Adjudicating the value of a final account – how binding is a “default” adjudication
Kilker Projects Limited v Purton (T/A Richwood Interiors) (2016) CILL, O’Farrell QC
Facts
This is the second case concerning Kilker Projects’ sub-contract with Mr Purton t/a Richwood Interiors to carry out specialist joinery works at the Dorchester Hotel. The works were finished and Purton submitted a final account but Kilker produced neither a Payer’s Payment Notice nor a subsequent Notice to Pay Less. Accordingly Purton obtained an adjudication that the final account sum demanded be paid because (Section 111, Construction Act) the Payer was bound by the Payee’s Notice and was not entitled to withhold against it.
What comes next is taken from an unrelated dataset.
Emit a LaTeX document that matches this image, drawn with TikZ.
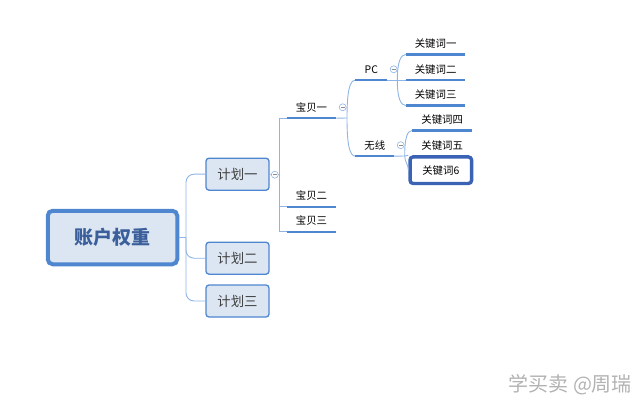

Subsequently Kilker Projects paid the amount Decided, but started a second adjudication asking a new adjudicator to determine the value of the Final Account and to order a repayment. The second adjudicator duly valued the works at £745,000 and ordered a repayment of £55,000 which Purton refused to pay.
TCC Held:
- At the interim stage, an employer must pay and cannot bring a second adjudication to value the work in question. He can challenge the overall valuation at the next payment application stage even if that produces a lower figure in due course (Galliford Try v Estura).
- At the Final Account stage there is no further opportunity to re-open the valuation process and therefore (Harding v Paice) the adjudicated figure can be valued in a second adjudication. This was a policy decision to prevent the injustice of denying the Payer a remedy.
- Applying the previous cases, and in the absence of express words in the contract to say that the contractor’s Final Account would be conclusive as to the final sum due under the contract, Kilker was entitled to its second adjudication.
Comment
- We suggest that it makes sense to call adjudication decisions made in the absence of payer’s notices etc “default adjudications”.
Although this a well-reasoned and logical case, we should bear in mind that even if the Payer was not entitled to have the valuation determined in the second adjudication, he would still be able to litigate the matter to Court since adjudication decisions are only temporarily binding.